Worthy of note, the analyst is not scared off by any share weakness, even as the stock has slipped almost 6% since earnings were dished out to the market. In fact, Ellis recommends pinpointing this as an enticing chance for entry, eyeing a slew of catalysts poised to hit this year; drivers that the analyst predicts could “fuel a further rise in SS estimates.” Ellis rates NVDA a Buy with a newly boosted price target of $300, marking a close to 23% upside from current levels.

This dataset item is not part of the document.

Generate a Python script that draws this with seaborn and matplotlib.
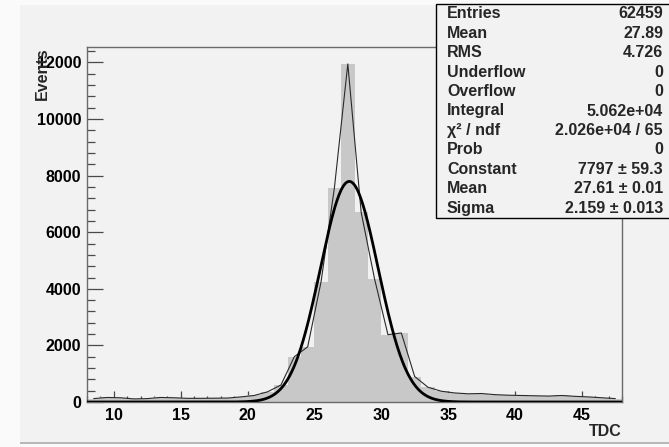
import numpy as np
import pandas as pd
import matplotlib
matplotlib.use("Agg")
import matplotlib.pyplot as plt
from matplotlib.patches import Rectangle
from matplotlib.ticker import MultipleLocator
import seaborn as sns

# TDC histogram: 1-unit bins from 8 to 48
tdc_lo, tdc_hi = 8, 48
counts = [120, 160, 150, 110, 120, 160, 150, 130, 130, 135,
          140, 180, 230, 360, 600, 1600, 1950, 4250, 7580, 11950,
          6700, 4350, 2380, 2440, 900, 520, 380, 320, 290, 300,
          260, 240, 230, 220, 210, 230, 200, 180, 150, 120]

# Gaussian fit parameters
fit_constant = 7797.0
fit_mean = 27.61
fit_sigma = 2.159

# Statistics panel
stat_names = ["Entries", "Mean", "RMS", "Underflow", "Overflow", "Integral",
              "χ² / ndf", "Prob", "Constant", "Mean", "Sigma"]
stat_values = ["62459", "27.89", "4.726", "0", "0", "5.062e+04",
               "2.026e+04 / 65", "0", "7797 ± 59.3", "27.61 ± 0.01",
               "2.159 ± 0.013"]

y_ticks = [0, 2000, 4000, 6000, 8000, 10000, 12000]
x_ticks = [10, 15, 20, 25, 30, 35, 40, 45]

edges = [float(e) for e in range(tdc_lo, tdc_hi + 1)]
centers = [(a + b) / 2 for a, b in zip(edges[:-1], edges[1:])]
hist_df = pd.DataFrame({"TDC": centers, "Events": counts})

xs = np.linspace(tdc_lo, tdc_hi, 800)
fit_df = pd.DataFrame({"TDC": xs,
                       "Events": fit_constant * np.exp(-0.5 * ((xs - fit_mean) / fit_sigma) ** 2)})

sns.set_style("ticks")
plt.rcParams["font.family"] = ["Liberation Sans", "DejaVu Sans"]
plt.rcParams["font.weight"] = "bold"

W, H = 669, 447
fig = plt.figure(figsize=(W / 100, H / 100), dpi=100, facecolor="#fafafa")

# canvas panel with a bevelled lower edge
fig.patches.append(Rectangle((20 / W, 1 - 442 / H), 1, (442 - 5) / H,
                             transform=fig.transFigure, facecolor="#f2f2f2",
                             edgecolor="none", zorder=-2))
fig.patches.append(Rectangle((20 / W, 1 - 444 / H), 1, 2 / H,
                             transform=fig.transFigure, facecolor="#b8b8b8",
                             edgecolor="none", zorder=-2))

ax = fig.add_axes([87 / W, 1 - 402 / H, (622 - 87) / W, (402 - 47) / H])
ax.set_zorder(1)
ax.set_facecolor("#f2f2f2")

sns.histplot(data=hist_df, x="TDC", weights="Events", bins=edges,
             color="#c8c8c8", alpha=1.0, edgecolor="none", linewidth=0,
             ax=ax, zorder=1)
sns.lineplot(data=hist_df, x="TDC", y="Events", color="#2a2a2a",
             linewidth=0.8, ax=ax, zorder=2)
sns.lineplot(data=fit_df, x="TDC", y="Events", color="black",
             linewidth=2.0, ax=ax, zorder=3)

ax.set_xlim(tdc_lo, tdc_hi)
ax.set_ylim(0, max(counts) * 1.05)

ax.set_xticks(x_ticks)
ax.set_xticklabels([str(t) for t in x_ticks])
ax.xaxis.set_minor_locator(MultipleLocator(1))
ax.set_yticks(y_ticks)
ax.set_yticklabels([str(t) for t in y_ticks])
ax.yaxis.set_minor_locator(MultipleLocator(400))

frame_col = "#6a6a6a"
for s in ax.spines.values():
    s.set_color(frame_col)
    s.set_linewidth(1.0)
ax.tick_params(axis="both", which="both", direction="in", colors="#4a4a4a",
               labelcolor="black", labelsize=11.5, width=0.9)
ax.tick_params(axis="y", which="major", length=11.5, pad=4)
ax.tick_params(axis="y", which="minor", length=6)
ax.tick_params(axis="x", which="major", length=8, pad=4)
ax.tick_params(axis="x", which="minor", length=4)
for lab in ax.get_xticklabels() + ax.get_yticklabels():
    lab.set_fontweight("bold")

ax.set_xlabel("TDC", loc="right", fontsize=11.5, fontweight="bold")
ax.xaxis.set_label_coords(1.0, -0.062)
ax.set_ylabel("Events", loc="top", fontsize=11.5, fontweight="bold")
ax.yaxis.set_label_coords(-0.069, 1.0)

# statistics box, drawn over the frame
bx0, by0, by1 = 436, 4, 218
stat_ax = fig.add_axes([0, 0, 1, 1])
stat_ax.set_zorder(5)
stat_ax.set_axis_off()
stat_ax.set_xlim(0, W)
stat_ax.set_ylim(H, 0)
stat_ax.add_patch(Rectangle((bx0, by0), W + 5 - bx0, by1 - by0,
                            facecolor="#f2f2f2", edgecolor="black",
                            linewidth=1.0))
row_h = (by1 - by0) / len(stat_names)
for i, (name, val) in enumerate(zip(stat_names, stat_values)):
    yc = by0 + row_h * (i + 0.5)
    stat_ax.text(447, yc, name, ha="left", va="center", fontsize=11.5,
                 fontweight="bold")
    stat_ax.text(663, yc, val, ha="right", va="center", fontsize=11.5,
                 fontweight="bold")

fig.savefig("out.png", dpi=100, facecolor=fig.get_facecolor())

“To start, 1Q’s sales were 1,860 bps above T3-year seasonality and while 2Q was 920 bps below, that’s still ~900+ bps of F1H outperformance. While we believe many presume NVDA’s channel has ‘filled,’ our pricing analysis suggests improvement but significant un-satiated demand,” underscores Ellis, who projecting Gaming is geared for a whirlwind of new products as early as June’s Computext. Meanwhile, the analyst likewise recognizes enthusiasm to Fortnight and PUBG as well as usual releases in the back half of the year, also spotting prospects for continuous gains in Gaming in the back half of fiscal 2019.
Ultimately, Ellis concludes: “Auto is progressing toward longer-term autopilot ramps, so looks spring-loaded for growth. Lastly, stellar financial execution with record 64.7% GM and 44.5% seems sustainable even as we model a modest and in-guidance retreat,” believing NVDA is an “attractive” pick for large-cap growth investors.
Craig Ellis has a very good TipRanks score with an 82% success rate and the strongest ranking on the Street, towering at #1 out of 4,800 analysts. Ellis yields 38.2% in his annual returns. When recommending NVDA, Ellis garners a mammoth 122.0% in average profits on the stock.
TipRanks exhibits Nvidia is a positive stock pick based on sell-side analyst’s majority opinion. After all, 18 out of 26 analysts polled in the last 3 months rate a Buy on the chip giant with 8 hedging their bets on the sidelines. With a healthy return potential of nearly 16%, the stock’s consensus target price stands at $284.48.